WHAT TO WORK ON:
In the listing that follows, retype every line from the first through the one containing "var yTicksB = [0, 0.1, 0.2, 0.3, 0.4, 0.5, 0.6];". Pictures are to be left out.

— BEGIN —

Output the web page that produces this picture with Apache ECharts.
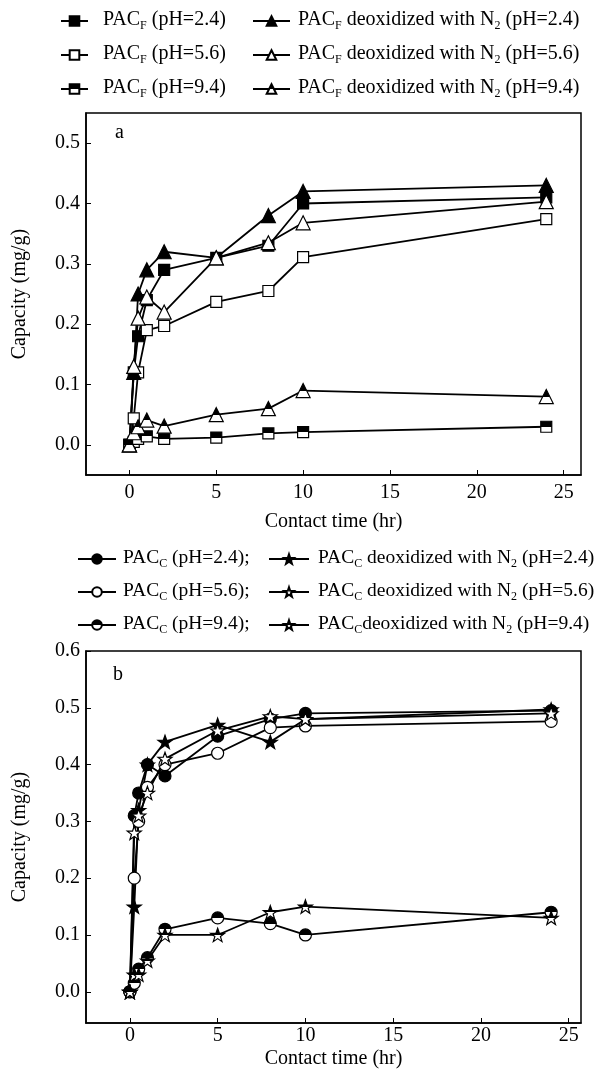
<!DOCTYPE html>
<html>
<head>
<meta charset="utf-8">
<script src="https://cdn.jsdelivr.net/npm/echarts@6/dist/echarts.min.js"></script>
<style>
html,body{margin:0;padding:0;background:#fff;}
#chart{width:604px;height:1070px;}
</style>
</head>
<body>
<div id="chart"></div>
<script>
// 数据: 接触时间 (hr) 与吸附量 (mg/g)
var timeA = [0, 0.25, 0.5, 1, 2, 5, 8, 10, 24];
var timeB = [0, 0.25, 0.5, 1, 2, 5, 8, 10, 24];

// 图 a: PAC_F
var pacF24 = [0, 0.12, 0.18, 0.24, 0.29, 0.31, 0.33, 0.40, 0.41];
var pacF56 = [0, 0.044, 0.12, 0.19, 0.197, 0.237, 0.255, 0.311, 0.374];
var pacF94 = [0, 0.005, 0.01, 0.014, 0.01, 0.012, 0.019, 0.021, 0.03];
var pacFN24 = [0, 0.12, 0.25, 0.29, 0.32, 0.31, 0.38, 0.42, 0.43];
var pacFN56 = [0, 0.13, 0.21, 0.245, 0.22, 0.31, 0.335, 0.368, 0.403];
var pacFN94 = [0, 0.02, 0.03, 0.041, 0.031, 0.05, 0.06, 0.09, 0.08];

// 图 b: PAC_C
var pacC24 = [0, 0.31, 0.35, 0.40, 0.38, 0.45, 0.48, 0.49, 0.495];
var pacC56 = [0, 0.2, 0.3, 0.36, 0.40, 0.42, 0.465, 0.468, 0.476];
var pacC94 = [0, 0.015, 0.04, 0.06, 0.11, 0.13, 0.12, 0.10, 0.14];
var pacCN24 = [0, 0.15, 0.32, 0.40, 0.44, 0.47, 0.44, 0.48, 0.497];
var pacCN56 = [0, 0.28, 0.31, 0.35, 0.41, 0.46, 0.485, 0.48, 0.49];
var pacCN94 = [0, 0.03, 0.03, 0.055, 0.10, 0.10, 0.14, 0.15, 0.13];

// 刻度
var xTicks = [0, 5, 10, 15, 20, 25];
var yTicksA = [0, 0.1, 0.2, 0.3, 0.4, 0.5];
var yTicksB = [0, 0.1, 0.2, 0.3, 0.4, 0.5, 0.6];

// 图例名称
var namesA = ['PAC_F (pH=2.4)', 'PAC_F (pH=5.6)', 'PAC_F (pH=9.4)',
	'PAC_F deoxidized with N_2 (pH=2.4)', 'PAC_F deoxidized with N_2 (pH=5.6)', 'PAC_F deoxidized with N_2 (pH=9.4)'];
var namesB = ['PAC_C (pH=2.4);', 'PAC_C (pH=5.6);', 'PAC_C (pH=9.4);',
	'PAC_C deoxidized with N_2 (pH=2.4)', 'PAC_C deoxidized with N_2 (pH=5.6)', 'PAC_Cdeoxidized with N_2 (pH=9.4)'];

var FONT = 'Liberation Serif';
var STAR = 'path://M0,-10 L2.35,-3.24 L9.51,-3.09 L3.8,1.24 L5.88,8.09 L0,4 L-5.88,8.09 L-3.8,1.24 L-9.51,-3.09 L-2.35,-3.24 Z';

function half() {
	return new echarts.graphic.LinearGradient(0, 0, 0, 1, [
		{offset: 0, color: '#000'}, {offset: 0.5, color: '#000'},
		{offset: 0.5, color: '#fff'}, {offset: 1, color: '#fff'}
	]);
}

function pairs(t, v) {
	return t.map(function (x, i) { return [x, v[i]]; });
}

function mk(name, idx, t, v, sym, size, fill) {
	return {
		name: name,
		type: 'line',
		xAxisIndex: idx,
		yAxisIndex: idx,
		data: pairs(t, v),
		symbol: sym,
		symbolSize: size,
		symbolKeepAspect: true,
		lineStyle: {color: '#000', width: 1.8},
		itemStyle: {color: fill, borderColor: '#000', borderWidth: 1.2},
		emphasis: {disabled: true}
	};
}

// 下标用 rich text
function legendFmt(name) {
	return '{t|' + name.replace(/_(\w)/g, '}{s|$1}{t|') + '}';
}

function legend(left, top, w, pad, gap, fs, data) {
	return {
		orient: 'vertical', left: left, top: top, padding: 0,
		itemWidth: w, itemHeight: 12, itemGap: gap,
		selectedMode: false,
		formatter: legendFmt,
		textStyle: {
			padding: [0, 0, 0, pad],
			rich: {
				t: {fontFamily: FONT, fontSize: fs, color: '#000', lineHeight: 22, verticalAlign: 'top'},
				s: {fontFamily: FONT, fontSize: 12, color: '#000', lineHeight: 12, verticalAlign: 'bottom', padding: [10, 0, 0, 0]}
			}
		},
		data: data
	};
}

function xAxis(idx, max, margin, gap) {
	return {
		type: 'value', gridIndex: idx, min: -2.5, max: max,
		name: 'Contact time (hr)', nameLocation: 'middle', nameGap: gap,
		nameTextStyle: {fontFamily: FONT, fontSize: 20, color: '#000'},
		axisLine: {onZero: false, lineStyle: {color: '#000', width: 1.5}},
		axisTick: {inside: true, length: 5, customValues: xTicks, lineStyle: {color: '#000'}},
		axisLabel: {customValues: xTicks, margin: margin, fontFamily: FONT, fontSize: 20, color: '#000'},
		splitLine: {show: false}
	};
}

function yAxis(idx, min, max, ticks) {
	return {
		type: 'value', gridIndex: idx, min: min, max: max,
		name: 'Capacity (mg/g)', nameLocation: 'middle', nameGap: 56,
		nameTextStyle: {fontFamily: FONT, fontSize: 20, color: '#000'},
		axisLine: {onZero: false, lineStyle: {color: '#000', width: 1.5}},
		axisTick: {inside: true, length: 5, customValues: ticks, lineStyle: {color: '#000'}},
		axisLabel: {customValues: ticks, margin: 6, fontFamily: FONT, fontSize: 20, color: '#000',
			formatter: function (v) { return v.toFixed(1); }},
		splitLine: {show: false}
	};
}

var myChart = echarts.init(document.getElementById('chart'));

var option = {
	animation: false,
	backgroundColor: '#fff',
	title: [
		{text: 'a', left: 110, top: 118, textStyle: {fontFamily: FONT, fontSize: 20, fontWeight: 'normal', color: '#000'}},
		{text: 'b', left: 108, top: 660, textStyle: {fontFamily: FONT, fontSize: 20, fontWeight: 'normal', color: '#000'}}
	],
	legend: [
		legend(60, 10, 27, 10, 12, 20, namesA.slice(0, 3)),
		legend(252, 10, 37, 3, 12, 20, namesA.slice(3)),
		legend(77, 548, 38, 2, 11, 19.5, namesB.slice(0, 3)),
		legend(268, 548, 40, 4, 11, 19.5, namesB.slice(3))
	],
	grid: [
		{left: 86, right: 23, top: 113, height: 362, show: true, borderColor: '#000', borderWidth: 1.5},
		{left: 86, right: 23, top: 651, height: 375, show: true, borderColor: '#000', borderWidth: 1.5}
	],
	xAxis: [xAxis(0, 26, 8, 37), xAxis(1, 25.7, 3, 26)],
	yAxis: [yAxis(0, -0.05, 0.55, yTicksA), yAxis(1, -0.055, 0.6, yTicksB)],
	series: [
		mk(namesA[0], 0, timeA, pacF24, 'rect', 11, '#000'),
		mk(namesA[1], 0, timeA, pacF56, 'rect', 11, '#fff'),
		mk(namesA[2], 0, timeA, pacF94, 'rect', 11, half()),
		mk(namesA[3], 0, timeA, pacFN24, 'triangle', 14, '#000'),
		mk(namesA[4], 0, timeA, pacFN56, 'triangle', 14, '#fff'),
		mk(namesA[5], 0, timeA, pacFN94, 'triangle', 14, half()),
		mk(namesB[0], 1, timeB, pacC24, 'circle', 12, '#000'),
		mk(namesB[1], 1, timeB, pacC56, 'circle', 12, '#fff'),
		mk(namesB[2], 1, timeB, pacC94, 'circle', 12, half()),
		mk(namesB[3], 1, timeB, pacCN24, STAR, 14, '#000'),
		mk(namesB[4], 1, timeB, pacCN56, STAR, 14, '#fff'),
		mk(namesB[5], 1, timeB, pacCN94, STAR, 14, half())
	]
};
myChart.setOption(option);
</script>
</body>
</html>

— END —

SOLUTION TO THIS TASK:
Output the web page that produces this picture with Apache ECharts.
<!DOCTYPE html>
<html>
<head>
<meta charset="utf-8">
<script src="https://cdn.jsdelivr.net/npm/echarts@6/dist/echarts.min.js"></script>
<style>
html,body{margin:0;padding:0;background:#fff;}
#chart{width:604px;height:1070px;}
</style>
</head>
<body>
<div id="chart"></div>
<script>
// 数据: 接触时间 (hr) 与吸附量 (mg/g)
var timeA = [0, 0.25, 0.5, 1, 2, 5, 8, 10, 24];
var timeB = [0, 0.25, 0.5, 1, 2, 5, 8, 10, 24];

// 图 a: PAC_F
var pacF24 = [0, 0.12, 0.18, 0.24, 0.29, 0.31, 0.33, 0.40, 0.41];
var pacF56 = [0, 0.044, 0.12, 0.19, 0.197, 0.237, 0.255, 0.311, 0.374];
var pacF94 = [0, 0.005, 0.01, 0.014, 0.01, 0.012, 0.019, 0.021, 0.03];
var pacFN24 = [0, 0.12, 0.25, 0.29, 0.32, 0.31, 0.38, 0.42, 0.43];
var pacFN56 = [0, 0.13, 0.21, 0.245, 0.22, 0.31, 0.335, 0.368, 0.403];
var pacFN94 = [0, 0.02, 0.03, 0.041, 0.031, 0.05, 0.06, 0.09, 0.08];

// 图 b: PAC_C
var pacC24 = [0, 0.31, 0.35, 0.40, 0.38, 0.45, 0.48, 0.49, 0.495];
var pacC56 = [0, 0.2, 0.3, 0.36, 0.40, 0.42, 0.465, 0.468, 0.476];
var pacC94 = [0, 0.015, 0.04, 0.06, 0.11, 0.13, 0.12, 0.10, 0.14];
var pacCN24 = [0, 0.15, 0.32, 0.40, 0.44, 0.47, 0.44, 0.48, 0.497];
var pacCN56 = [0, 0.28, 0.31, 0.35, 0.41, 0.46, 0.485, 0.48, 0.49];
var pacCN94 = [0, 0.03, 0.03, 0.055, 0.10, 0.10, 0.14, 0.15, 0.13];

// 刻度
var xTicks = [0, 5, 10, 15, 20, 25];
var yTicksA = [0, 0.1, 0.2, 0.3, 0.4, 0.5];
var yTicksB = [0, 0.1, 0.2, 0.3, 0.4, 0.5, 0.6];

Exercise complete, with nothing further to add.